Armstrong's letter did not address the conflict-of-interest aspect, even though it was at the heart of the Ghidotti-Vines protest. Instead, it described the Ghidotti-Vines as two legally distinct entities that "contracted with each other for the purpose of submitting" a proposal for the lottery work.
Armstrong's letter came in reply to Alex T. Gray of the Steel Wright Gray & Hutchinson law firm of Little Rock. Gray had written Ghidotti-Vines' official letter of protest in mid-December.
"In reviewing the joint response that Ghidotti and Vines submitted, I do not see where a single contractor is identified as the prime contractor, as is required" to meet the requirements in the state's bid solicitation process, Armstrong wrote.
The letter did not give any explanation for why the Ghidotti-Vines submission was not judged as faulty before the protest.
Ghidotti, who said last month that she and Vines created a joint venture agreement with their attorneys in October before submitting their lottery bid, said that she had expected the conflict-of-interest issue to be addressed.
"We are in disagreement on the issues pertaining to our legal entity addressed by Mr.
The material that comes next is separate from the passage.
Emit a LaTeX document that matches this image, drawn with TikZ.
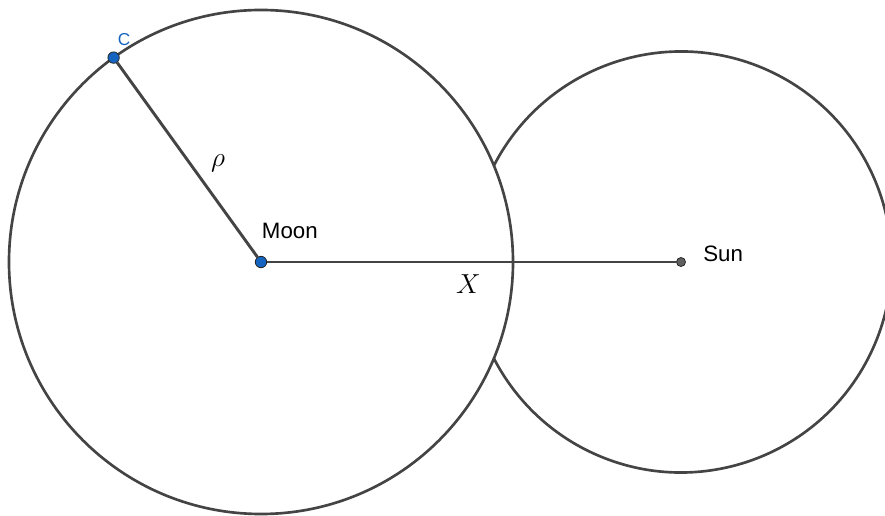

Armstrong, and will be determining next steps," she said in a statement. "As a finalist in this RFP process, we expected that our specific protest of a conflict of interest with CJRW would be addressed, and it wasn’t, which is disappointing at best."
Sharon Tallach Vogelpohl, president of Mangan Holcomb, said in an email to Arkansas Business on Tuesday that she and her team had not received "any information or updates from procurement since before the holidays."
Mangan laid out its objections to the CJRW award in a letter from Jane W. Duke of the Mitchell Williams Selig Gates & Woodyard law firm, arguing that CJRW had failed to disclose its Oaklawn conflict and that Ghidotti-Vines had used a "fictitious name" that was not properly registered with the state.
CJRW has represented Oaklawn since the 1970s and did not compete for the lottery business the last two times it was open, with several advertising executives speculating that lottery work was seen internally as a conflict with Oaklawn.
Gary Heathcott of CJRW, who was instrumental in making the winning presentation, said that CJRW had received no word from the state about the protests and that he would continue to comply with state requirements that competitors make no comment on the contract until it is official.